The Brutality of Ending A Good Book

I read somewhere that finishing a good book is akin to ending a relationship.  Story characters that we've come to care about are no longer luring us back to find out what has happened to them since the last time we've visited; revealed plots and subplots have released their clutches from our need-to-know; situations have been resolved and no longer need us to be sure everything checks out okay.  The whole relationship has died just as suddenly as the man in J.K. Rowlings' The Casual Vacancy.

Now I am left standing in a church yard with all of the people I was teased into feelings for.  Damn the whole five hundred and three pages of interwoven lives that gulped me alive for three weeks of late night readings. Damn it--its just not fair!

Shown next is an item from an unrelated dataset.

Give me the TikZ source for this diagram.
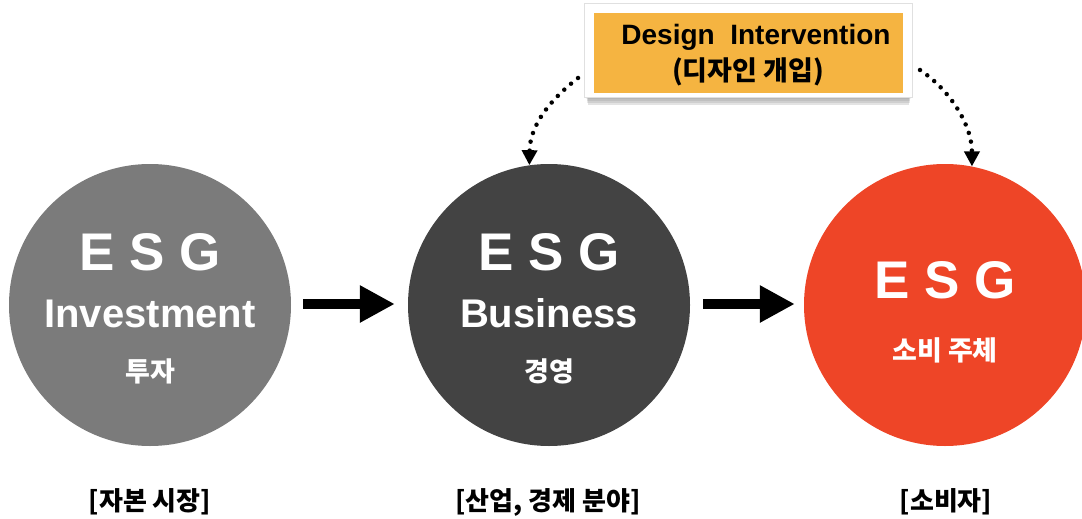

At least the characters in the book have one another to bump into between the covers tonight. I'll have no one with whom to commiserate as I relinquish into a night deprived of their fictional lives spread open for me to greedily read with out ever having been a part of their world.  How did my emotions sink so low from just a collection of words, phrases, sentences, paragraphs, chapters?  What is it that made this novel slink into my heart, rip apart its red muscle, and cause me to plunge into a river of turmoil, just because I turned the final page? How did the author do this to me?

Reflecting on whether or not I am being overly dramatic, well, perhaps a bit.  But not by much.  After all, it was a good book.